When to use random vs. crypto.rand
Two modules, two purposes:
| Need | Use | Why |
|---|---|---|
| Dice roll, coin flip | random.int(1, 6) |
Fast, convenient, typed |
| Game logic, simulations | random.float(0.0, 1.0) |
Standard probability range |
| Session tokens, API keys | crypto.rand(32) |
Cryptographically secure |
| Encryption keys, salts | crypto.rand(16) |
OS-level entropy source |
random.* is for everyday programming. crypto.rand() is for security. Don’t use crypto where you need speed and simplicity. Don’t use random where you need unpredictability against an adversary.
What you can build
Dice roller
(1..=5).walk(i) -> {
print("Roll ${i}: ${random.int(1, 6)}")
}Five dice rolls. Clean loop, no ceremony.
Random password
chars: str = "abcdefghijklmnopqrstuvwxyzABCDEFGHIJKLMNOPQRSTUVWXYZ0123456789"
password: str = ""
(1..=16).walk(i) -> {
idx: int = random.int(0, chars.len() - 1)

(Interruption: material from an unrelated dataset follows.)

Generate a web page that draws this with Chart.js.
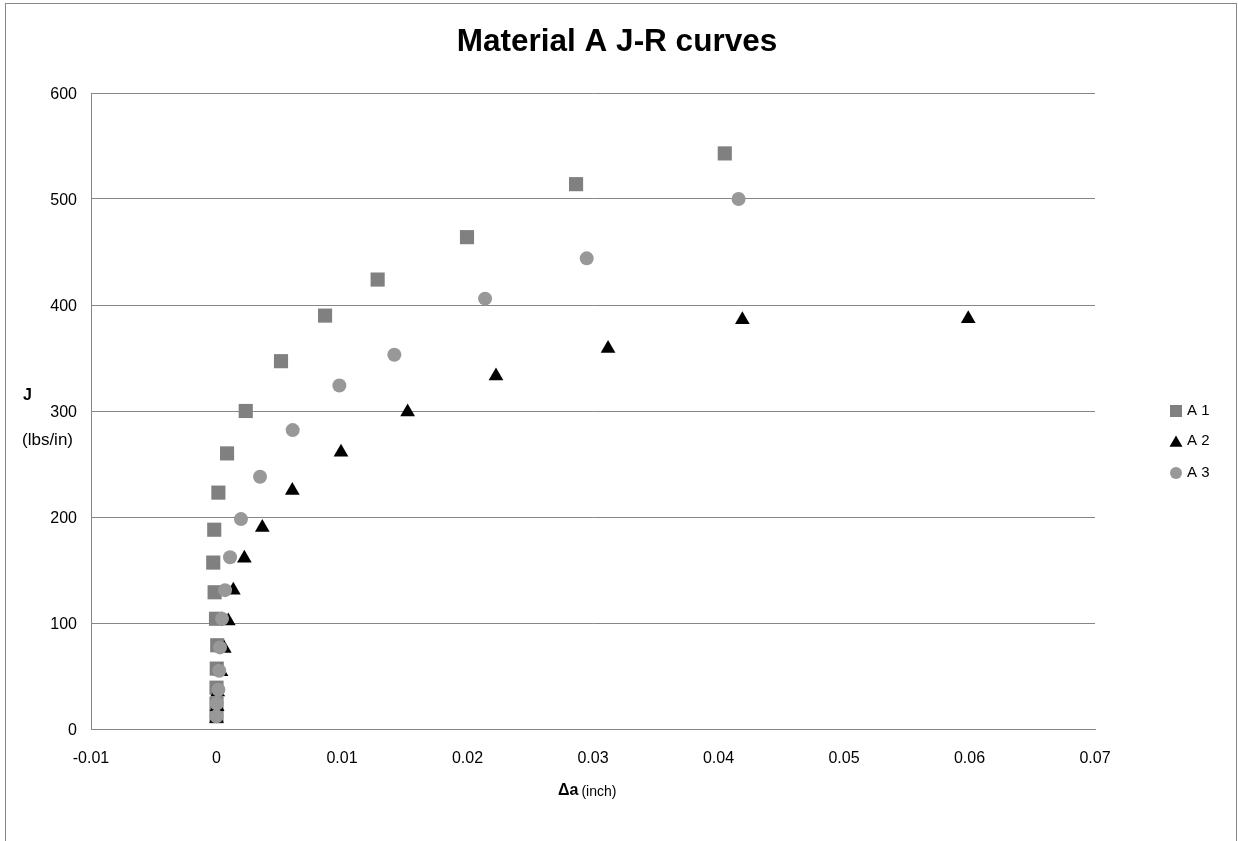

password = password + chars[idx]
}
print("Password: ${password}")For casual passwords and test data. For real credentials, use crypto.rand() instead.
Weighted decisions
fn weighted_flip(probability: float) -> bool {
return random.float(0.0, 1.0) < probability
}
// 70% chance of rain
if weighted_flip(0.7) {
print("Bring an umbrella")
}random.float(0.0, 1.0) combined with a threshold — the universal pattern for weighted randomness.
Pick a random element
fn pick(items: [str]) -> str {
i: int = random.int(0, items.len() - 1)
return items[i]
}
colors: [str] = ["red", "green", "blue", "yellow"]
print("Picked: ${pick(colors)}")Design decisions
Three functions, not thirty. random.int(), random.float(), random.bool(). These cover the vast majority of use cases. We didn’t add random.choice(), random.shuffle(), random.gaussian(), or any of the other convenience functions some languages offer. Those can be composed from the primitives. Start minimal, expand based on real demand.

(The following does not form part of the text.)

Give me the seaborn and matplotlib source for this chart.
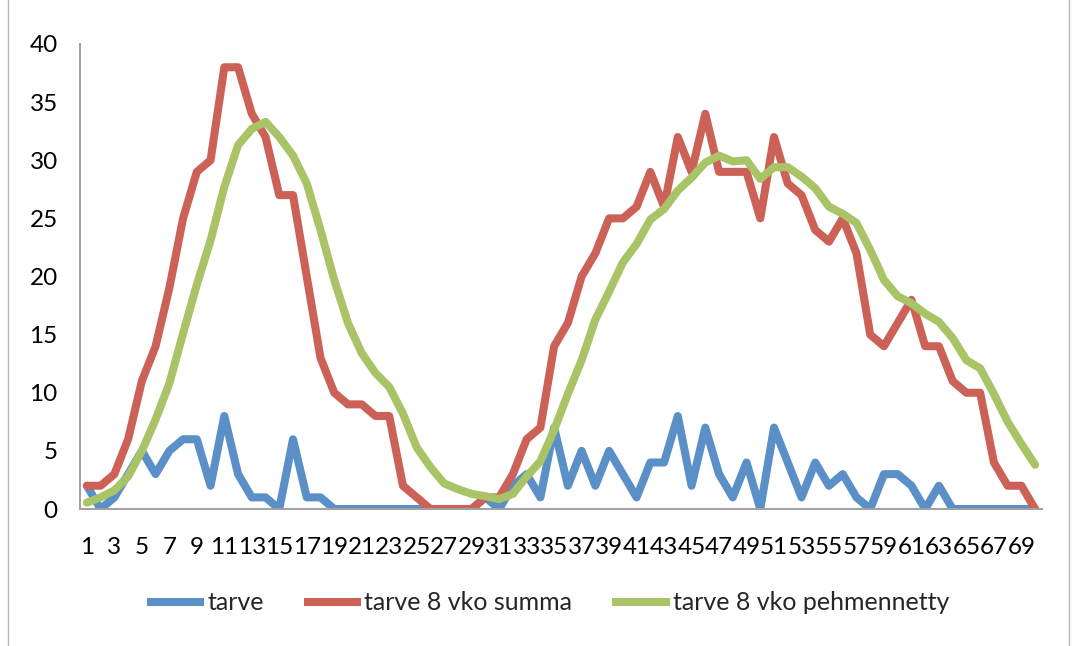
import matplotlib
matplotlib.use("Agg")
import matplotlib.pyplot as plt
from matplotlib.lines import Line2D
from matplotlib.patches import Rectangle
import pandas as pd
import seaborn as sns

# Weekly demand, its 8-week rolling sum and the smoothed sum
weeks = list(range(1, 71))
tarve = [2, 0, 1, 3, 5, 3, 5, 6, 6, 2,
         8, 3, 1, 1, 0, 6, 1, 1, 0, 0,
         0, 0, 0, 0, 0, 0, 0, 0, 0, 1,
         0, 2, 3, 1, 7, 2, 5, 2, 5, 3,
         1, 4, 4, 8, 2, 7, 3, 1, 4, 0,
         7, 4, 1, 4, 2, 3, 1, 0, 3, 3,
         2, 0, 2, 0, 0, 0, 0, 0, 0, 0]
summa = [2, 2, 3, 6, 11, 14, 19, 25, 29, 30,
         38, 38, 34, 32, 27, 27, 20, 13, 10, 9,
         9, 8, 8, 2, 1, 0, 0, 0, 0, 1,
         1, 3, 6, 7, 14, 16, 20, 22, 25, 25,
         26, 29, 26, 32, 29, 34, 29, 29, 29, 25,
         32, 28, 27, 24, 23, 25, 22, 15, 14, 16,
         18, 14, 14, 11, 10, 10, 4, 2, 2, 0]
pehmennetty = [0.55, 1.0, 1.6, 2.8, 5.0, 7.7, 10.8, 15.1, 19.3, 23.1,
               27.7, 31.3, 32.7, 33.3, 32.0, 30.4, 28.0, 24.0, 19.7, 16.0,
               13.4, 11.7, 10.5, 8.2, 5.3, 3.6, 2.2, 1.7, 1.3, 1.1,
               0.85, 1.3, 2.8, 4.1, 6.8, 9.9, 12.8, 16.3, 18.7, 21.2,
               22.8, 24.9, 25.8, 27.4, 28.5, 29.8, 30.4, 29.9, 30.0, 28.4,
               29.4, 29.4, 28.6, 27.6, 26.0, 25.4, 24.6, 22.3, 19.7, 18.3,
               17.7, 16.8, 16.1, 14.7, 12.8, 12.1, 9.9, 7.5, 5.6, 3.8]

series_names = ["tarve", "tarve 8 vko summa", "tarve 8 vko pehmennetty"]
series_colors = ["#5B8FC8", "#CC6157", "#A8C466"]
x_tick_values = list(range(1, 71, 2))
y_tick_values = list(range(0, 41, 5))

df = pd.DataFrame({
    "viikko": weeks * 3,
    "arvo": tarve + summa + pehmennetty,
    "sarja": [name for name in series_names for _ in weeks],
})

sns.set_theme(style="white")
plt.rcParams["font.family"] = ["Lato", "DejaVu Sans"]

W, H = 1075, 646
fig = plt.figure(figsize=(W / 100, H / 100), dpi=100)
ax = fig.add_axes([80 / W, 1 - 509 / H, (1042 - 80) / W, (509 - 44) / H])

palette = dict(zip(series_names, series_colors))
sns.lineplot(data=df, x="viikko", y="arvo", hue="sarja", hue_order=series_names,
             palette=palette, linewidth=5.8, ax=ax, legend=False)
for line in ax.lines:
    line.set_solid_joinstyle("round")
    line.set_solid_capstyle("round")

ax.set_xlim(0.5, 70.5)
ax.set_ylim(0, 40)
ax.set_xticks(x_tick_values)
ax.set_xticklabels([str(v) for v in x_tick_values])
ax.set_yticks(y_tick_values)
ax.set_yticklabels([str(v) for v in y_tick_values])
ax.tick_params(axis="x", length=0, pad=20, labelsize=17.5, colors="#000000")
ax.tick_params(axis="y", length=0, pad=16, labelsize=17.5, colors="#000000")
ax.set_xlabel("")
ax.set_ylabel("")
for side in ("top", "right"):
    ax.spines[side].set_visible(False)
for side in ("left", "bottom"):
    ax.spines[side].set_color("#A0A0A0")
    ax.spines[side].set_linewidth(1.4)
ax.set_facecolor("white")

handles = [Line2D([], [], color=c, linewidth=5.8, solid_capstyle="butt") for c in series_colors]
fig.legend(handles, series_names, loc="center", bbox_to_anchor=(548 / W, 1 - 603 / H),
           ncol=3, frameon=False, fontsize=18, handlelength=2.3, handletextpad=0.12,
           columnspacing=1.6)

# Chart area frame
fig.patches.append(Rectangle((8 / W, -0.05), (1069 - 8) / W, 1.2, transform=fig.transFigure,
                             fill=False, edgecolor="#B8B8B8", linewidth=1.0))

fig.savefig("out.png", dpi=100, facecolor="white")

Namespace, not keyword. random is not a reserved word. It’s a compile-time namespace, same as crypto, json, env. If you declare random: int = 5 in your code, the compiler won’t intercept it — it respects your variable name. Namespaces are dispatched only when there’s no conflicting declaration.
Feature-flagged as always. A program that never uses random.* gets no random imports, no random functions in the binary. The math/rand/v2 import is only included when the compiler sees a random.* call.
Panics on invalid ranges. random.int(6, 1) panics with a clear message. We could silently swap the arguments, but that hides bugs. If min > max, something is wrong in your logic, and you should know about it immediately.
What’s next
The random module is small by design. If patterns emerge — if developers consistently build the same helpers on top of these three functions — we’ll consider promoting them. Shuffle, weighted choice, and normal distributions are all candidates. But only when there’s real pull, not speculative push.
For now: three functions, zero setup, and randomness that just works.